Work required -
In the entries below, the lines from the one with "Recreate this image as a web" through the one with "290, 315, 315, 290, 290, 315, 315, 290, 290, 293, 302];" are to be copied exactly; both ends count.

Task input -

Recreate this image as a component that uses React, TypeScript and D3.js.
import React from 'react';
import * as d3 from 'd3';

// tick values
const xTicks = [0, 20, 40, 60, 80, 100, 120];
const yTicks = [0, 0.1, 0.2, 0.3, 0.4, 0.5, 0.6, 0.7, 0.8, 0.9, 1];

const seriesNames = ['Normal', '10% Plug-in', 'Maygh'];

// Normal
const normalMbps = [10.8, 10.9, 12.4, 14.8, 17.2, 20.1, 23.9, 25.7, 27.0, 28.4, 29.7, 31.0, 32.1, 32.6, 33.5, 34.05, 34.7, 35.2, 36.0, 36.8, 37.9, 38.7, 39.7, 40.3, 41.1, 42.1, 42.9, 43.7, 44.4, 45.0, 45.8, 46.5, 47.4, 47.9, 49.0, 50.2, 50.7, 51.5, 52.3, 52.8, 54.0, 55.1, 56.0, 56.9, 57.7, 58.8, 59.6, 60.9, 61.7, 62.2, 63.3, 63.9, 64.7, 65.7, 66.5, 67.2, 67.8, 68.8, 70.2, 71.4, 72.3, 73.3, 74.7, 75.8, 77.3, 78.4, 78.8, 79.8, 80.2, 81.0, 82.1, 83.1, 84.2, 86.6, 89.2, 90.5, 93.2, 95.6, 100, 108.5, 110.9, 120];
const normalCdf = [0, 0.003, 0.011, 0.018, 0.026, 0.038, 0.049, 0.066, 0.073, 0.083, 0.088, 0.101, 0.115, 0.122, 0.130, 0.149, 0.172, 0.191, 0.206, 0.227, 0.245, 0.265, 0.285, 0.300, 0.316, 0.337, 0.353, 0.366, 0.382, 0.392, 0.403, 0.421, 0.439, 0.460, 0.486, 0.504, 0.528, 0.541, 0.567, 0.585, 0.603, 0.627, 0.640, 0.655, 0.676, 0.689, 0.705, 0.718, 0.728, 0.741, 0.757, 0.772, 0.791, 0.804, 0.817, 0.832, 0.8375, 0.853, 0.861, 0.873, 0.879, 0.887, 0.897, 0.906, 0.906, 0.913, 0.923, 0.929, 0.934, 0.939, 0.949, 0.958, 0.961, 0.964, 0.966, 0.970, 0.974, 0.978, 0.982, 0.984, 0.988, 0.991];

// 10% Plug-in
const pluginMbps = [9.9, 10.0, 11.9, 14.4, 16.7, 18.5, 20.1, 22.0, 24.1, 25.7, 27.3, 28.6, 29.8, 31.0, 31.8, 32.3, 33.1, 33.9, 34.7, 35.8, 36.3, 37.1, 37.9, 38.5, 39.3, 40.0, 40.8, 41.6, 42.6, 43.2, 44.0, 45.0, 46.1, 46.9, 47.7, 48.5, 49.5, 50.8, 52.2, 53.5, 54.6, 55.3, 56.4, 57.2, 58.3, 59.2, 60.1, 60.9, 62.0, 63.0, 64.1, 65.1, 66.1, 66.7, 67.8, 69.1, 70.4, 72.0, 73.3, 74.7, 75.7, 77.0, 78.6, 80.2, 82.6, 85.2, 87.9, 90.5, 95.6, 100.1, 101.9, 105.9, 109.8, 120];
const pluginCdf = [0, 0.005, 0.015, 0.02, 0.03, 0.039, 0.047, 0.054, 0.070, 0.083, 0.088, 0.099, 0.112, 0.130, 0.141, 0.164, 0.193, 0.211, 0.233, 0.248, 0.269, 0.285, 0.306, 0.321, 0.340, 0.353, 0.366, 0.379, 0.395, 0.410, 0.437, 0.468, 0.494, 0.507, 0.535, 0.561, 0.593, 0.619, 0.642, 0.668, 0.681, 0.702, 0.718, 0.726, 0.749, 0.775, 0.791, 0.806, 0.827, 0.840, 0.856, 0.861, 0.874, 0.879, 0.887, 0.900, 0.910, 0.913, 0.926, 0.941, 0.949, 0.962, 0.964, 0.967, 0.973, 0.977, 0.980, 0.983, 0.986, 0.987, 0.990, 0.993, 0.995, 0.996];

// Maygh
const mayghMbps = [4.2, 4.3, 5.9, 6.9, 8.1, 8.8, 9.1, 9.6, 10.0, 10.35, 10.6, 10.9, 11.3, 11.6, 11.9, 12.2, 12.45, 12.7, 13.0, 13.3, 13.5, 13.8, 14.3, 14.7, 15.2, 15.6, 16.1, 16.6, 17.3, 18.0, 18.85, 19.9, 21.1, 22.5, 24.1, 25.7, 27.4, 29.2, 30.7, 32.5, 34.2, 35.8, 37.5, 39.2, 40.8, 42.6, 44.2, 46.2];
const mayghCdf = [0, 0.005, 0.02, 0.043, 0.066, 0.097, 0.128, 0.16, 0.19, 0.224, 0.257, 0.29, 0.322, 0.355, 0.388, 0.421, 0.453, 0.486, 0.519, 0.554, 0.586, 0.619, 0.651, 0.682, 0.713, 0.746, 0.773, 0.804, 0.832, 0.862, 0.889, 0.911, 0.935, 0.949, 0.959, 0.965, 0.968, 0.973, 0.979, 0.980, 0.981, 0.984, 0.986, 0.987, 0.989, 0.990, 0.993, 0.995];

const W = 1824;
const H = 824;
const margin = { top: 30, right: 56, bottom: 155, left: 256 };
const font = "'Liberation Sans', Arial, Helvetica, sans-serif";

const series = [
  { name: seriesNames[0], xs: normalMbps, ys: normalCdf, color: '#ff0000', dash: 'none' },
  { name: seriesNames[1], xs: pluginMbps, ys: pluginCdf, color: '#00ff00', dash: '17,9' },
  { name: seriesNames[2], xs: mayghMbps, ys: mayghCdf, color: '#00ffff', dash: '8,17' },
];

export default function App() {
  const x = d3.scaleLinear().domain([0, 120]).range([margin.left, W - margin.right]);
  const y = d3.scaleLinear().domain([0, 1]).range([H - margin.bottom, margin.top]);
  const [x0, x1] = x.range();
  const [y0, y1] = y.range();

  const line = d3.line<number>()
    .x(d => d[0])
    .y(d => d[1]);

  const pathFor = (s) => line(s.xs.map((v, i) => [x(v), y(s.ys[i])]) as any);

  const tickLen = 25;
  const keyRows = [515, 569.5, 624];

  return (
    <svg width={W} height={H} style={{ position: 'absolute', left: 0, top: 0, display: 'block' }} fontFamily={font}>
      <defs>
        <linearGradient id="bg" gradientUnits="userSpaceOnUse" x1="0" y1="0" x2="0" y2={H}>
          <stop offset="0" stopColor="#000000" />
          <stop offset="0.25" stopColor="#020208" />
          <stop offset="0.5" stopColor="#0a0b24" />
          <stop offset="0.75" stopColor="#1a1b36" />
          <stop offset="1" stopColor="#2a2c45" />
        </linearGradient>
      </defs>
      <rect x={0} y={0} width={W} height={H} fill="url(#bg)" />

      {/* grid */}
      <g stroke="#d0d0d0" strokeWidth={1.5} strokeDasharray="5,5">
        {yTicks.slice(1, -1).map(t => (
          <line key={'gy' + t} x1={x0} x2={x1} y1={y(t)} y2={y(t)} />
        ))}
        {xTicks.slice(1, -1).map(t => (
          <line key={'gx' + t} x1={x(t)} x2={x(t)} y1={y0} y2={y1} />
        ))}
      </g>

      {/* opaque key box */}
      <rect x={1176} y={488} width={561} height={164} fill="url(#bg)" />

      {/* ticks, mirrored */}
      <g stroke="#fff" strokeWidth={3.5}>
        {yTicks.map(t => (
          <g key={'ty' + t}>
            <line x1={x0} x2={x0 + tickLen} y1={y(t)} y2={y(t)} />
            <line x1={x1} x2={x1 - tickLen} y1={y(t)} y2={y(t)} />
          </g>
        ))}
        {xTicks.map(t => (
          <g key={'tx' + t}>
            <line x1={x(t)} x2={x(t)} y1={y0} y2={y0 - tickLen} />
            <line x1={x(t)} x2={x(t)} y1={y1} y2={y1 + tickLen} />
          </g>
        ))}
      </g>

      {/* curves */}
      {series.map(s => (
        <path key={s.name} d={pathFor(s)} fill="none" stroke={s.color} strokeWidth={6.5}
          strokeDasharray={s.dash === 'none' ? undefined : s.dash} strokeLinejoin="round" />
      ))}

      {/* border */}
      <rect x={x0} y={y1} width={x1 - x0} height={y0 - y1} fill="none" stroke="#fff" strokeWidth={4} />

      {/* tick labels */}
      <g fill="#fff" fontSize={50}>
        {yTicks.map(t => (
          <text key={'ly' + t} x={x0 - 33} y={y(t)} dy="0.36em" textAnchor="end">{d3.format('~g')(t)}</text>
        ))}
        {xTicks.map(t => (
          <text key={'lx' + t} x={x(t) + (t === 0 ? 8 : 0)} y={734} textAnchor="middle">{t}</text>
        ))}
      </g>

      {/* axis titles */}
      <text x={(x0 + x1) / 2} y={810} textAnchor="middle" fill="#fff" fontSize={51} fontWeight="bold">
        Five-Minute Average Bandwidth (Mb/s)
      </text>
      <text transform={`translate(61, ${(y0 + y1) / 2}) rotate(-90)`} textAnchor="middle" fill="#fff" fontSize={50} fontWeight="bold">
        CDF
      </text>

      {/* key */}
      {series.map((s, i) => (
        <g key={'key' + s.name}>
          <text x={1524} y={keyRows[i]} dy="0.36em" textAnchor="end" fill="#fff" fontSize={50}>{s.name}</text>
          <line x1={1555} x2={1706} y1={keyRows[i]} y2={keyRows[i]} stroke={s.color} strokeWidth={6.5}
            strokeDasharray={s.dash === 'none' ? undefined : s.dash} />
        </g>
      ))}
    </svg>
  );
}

==

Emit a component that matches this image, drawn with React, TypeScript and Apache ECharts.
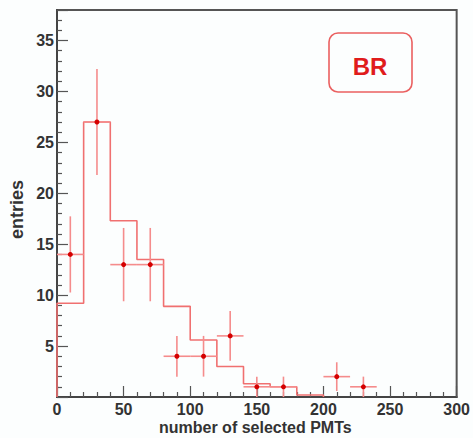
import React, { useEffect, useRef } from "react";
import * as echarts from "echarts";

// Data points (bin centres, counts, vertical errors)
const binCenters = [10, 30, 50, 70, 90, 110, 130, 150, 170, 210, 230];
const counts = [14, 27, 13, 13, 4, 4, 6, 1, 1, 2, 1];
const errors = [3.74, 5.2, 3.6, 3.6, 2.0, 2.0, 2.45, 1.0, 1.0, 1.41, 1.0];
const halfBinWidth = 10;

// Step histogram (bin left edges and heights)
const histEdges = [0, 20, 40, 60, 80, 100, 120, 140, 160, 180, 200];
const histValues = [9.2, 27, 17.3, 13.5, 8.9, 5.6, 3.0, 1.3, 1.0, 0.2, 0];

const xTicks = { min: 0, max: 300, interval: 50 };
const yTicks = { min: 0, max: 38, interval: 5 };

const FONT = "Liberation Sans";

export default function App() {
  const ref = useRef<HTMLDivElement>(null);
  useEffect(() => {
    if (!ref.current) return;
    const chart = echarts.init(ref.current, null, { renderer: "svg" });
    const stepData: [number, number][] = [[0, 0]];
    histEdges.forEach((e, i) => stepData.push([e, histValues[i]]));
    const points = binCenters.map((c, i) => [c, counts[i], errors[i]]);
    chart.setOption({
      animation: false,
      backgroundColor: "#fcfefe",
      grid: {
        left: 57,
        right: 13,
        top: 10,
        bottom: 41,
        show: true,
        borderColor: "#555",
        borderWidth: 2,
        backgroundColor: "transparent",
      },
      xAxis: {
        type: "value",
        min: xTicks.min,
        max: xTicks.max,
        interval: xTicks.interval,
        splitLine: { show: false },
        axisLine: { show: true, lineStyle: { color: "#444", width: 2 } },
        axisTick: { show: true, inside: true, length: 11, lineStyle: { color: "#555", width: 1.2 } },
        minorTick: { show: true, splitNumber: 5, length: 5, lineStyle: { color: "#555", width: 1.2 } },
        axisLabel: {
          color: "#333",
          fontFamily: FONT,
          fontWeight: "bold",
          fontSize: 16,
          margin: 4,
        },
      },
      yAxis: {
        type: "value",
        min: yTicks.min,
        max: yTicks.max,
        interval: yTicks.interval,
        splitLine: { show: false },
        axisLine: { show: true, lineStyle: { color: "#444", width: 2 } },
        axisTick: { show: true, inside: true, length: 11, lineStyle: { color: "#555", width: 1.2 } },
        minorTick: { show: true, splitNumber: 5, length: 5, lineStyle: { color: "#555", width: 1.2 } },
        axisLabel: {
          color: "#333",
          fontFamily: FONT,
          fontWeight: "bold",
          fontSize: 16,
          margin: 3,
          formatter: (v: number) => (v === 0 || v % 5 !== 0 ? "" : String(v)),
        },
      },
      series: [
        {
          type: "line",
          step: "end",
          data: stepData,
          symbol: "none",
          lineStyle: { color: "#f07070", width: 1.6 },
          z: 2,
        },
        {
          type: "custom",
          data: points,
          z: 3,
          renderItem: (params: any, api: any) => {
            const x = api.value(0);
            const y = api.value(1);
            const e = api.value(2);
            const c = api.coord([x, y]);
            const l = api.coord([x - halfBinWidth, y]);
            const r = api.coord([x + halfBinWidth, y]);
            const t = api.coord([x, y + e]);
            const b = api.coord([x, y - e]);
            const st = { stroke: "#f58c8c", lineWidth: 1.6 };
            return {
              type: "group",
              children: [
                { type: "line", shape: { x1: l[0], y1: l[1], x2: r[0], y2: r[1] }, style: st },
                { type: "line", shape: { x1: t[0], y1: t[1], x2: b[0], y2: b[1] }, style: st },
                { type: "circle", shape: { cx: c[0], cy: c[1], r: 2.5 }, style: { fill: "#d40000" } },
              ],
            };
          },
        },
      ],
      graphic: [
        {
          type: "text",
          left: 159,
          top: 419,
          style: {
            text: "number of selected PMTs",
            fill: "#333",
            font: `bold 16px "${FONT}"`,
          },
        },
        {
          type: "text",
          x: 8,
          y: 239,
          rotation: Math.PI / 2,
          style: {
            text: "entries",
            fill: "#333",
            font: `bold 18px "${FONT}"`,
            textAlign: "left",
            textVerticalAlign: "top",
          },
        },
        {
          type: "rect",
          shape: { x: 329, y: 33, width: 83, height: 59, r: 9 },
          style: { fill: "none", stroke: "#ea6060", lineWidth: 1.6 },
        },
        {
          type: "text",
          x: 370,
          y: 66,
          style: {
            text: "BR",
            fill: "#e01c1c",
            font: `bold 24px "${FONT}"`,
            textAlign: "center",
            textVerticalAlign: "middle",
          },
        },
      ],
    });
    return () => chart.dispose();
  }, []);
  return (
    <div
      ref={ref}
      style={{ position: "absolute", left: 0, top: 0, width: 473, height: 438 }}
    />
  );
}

* * *

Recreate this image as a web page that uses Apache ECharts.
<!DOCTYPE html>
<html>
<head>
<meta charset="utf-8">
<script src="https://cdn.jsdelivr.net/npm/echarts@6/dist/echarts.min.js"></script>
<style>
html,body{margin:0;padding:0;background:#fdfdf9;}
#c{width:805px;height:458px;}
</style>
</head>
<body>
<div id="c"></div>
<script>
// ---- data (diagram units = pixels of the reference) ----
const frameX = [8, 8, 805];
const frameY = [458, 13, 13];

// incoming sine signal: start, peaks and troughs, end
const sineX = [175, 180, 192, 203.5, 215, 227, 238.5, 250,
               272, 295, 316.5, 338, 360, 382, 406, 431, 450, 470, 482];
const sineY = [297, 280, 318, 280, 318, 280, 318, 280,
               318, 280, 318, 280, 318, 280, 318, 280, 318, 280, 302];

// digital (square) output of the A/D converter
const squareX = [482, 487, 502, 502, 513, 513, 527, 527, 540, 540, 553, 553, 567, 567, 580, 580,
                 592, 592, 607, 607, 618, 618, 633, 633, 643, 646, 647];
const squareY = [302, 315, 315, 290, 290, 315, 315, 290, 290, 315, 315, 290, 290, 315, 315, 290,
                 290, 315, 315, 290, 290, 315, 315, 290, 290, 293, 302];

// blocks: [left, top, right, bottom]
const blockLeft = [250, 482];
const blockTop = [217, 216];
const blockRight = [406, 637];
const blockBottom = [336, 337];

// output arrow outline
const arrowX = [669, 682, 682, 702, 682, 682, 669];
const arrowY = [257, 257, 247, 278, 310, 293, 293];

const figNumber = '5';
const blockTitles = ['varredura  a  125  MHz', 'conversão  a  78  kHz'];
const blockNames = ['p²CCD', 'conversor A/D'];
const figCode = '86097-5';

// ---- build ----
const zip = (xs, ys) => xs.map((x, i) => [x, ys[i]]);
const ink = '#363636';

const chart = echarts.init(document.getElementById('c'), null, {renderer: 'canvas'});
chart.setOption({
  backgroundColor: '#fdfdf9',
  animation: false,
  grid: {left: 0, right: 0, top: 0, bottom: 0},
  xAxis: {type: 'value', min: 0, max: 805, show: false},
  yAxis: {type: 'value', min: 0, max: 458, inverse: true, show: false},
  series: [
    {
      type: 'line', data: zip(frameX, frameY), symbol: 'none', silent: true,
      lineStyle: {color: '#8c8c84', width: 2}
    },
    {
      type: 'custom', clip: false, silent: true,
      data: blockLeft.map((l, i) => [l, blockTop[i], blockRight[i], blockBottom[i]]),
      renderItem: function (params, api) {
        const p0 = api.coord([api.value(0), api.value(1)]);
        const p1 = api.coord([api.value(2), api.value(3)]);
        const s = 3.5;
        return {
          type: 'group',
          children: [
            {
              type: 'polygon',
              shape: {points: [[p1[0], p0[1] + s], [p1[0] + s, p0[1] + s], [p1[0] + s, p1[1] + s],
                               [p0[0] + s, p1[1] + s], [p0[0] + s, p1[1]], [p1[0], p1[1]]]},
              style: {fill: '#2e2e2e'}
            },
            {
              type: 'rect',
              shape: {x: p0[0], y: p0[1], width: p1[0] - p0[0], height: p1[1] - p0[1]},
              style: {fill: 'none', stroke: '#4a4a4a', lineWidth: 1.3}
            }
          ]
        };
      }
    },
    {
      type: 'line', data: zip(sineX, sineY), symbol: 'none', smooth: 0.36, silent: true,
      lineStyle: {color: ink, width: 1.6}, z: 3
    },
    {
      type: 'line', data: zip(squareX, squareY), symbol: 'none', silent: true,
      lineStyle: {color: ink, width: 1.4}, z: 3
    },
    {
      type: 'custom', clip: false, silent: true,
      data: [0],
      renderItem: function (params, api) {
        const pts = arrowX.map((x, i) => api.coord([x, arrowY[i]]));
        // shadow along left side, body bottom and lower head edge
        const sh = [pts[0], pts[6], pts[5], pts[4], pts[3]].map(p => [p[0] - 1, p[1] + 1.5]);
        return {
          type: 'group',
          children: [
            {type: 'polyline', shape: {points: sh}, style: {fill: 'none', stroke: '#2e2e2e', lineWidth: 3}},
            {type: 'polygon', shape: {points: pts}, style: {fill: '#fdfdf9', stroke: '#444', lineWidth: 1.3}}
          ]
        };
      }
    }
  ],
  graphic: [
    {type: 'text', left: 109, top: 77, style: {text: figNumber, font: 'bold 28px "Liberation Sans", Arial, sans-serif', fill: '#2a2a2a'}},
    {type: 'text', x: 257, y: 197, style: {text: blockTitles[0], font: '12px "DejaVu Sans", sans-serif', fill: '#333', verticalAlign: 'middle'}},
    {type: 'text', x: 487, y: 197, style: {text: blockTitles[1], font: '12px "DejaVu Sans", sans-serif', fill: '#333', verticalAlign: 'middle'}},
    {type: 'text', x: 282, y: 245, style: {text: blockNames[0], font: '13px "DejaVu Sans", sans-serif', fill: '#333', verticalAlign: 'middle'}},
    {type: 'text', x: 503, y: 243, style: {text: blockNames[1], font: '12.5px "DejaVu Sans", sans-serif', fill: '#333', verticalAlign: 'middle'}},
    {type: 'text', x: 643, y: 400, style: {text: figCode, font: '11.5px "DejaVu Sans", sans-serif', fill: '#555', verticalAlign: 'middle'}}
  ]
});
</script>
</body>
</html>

Result -
Recreate this image as a web page that uses Apache ECharts.
<!DOCTYPE html>
<html>
<head>
<meta charset="utf-8">
<script src="https://cdn.jsdelivr.net/npm/echarts@6/dist/echarts.min.js"></script>
<style>
html,body{margin:0;padding:0;background:#fdfdf9;}
#c{width:805px;height:458px;}
</style>
</head>
<body>
<div id="c"></div>
<script>
// ---- data (diagram units = pixels of the reference) ----
const frameX = [8, 8, 805];
const frameY = [458, 13, 13];

// incoming sine signal: start, peaks and troughs, end
const sineX = [175, 180, 192, 203.5, 215, 227, 238.5, 250,
               272, 295, 316.5, 338, 360, 382, 406, 431, 450, 470, 482];
const sineY = [297, 280, 318, 280, 318, 280, 318, 280,
               318, 280, 318, 280, 318, 280, 318, 280, 318, 280, 302];

// digital (square) output of the A/D converter
const squareX = [482, 487, 502, 502, 513, 513, 527, 527, 540, 540, 553, 553, 567, 567, 580, 580,
                 592, 592, 607, 607, 618, 618, 633, 633, 643, 646, 647];
const squareY = [302, 315, 315, 290, 290, 315, 315, 290, 290, 315, 315, 290, 290, 315, 315, 290,
                 290, 315, 315, 290, 290, 315, 315, 290, 290, 293, 302];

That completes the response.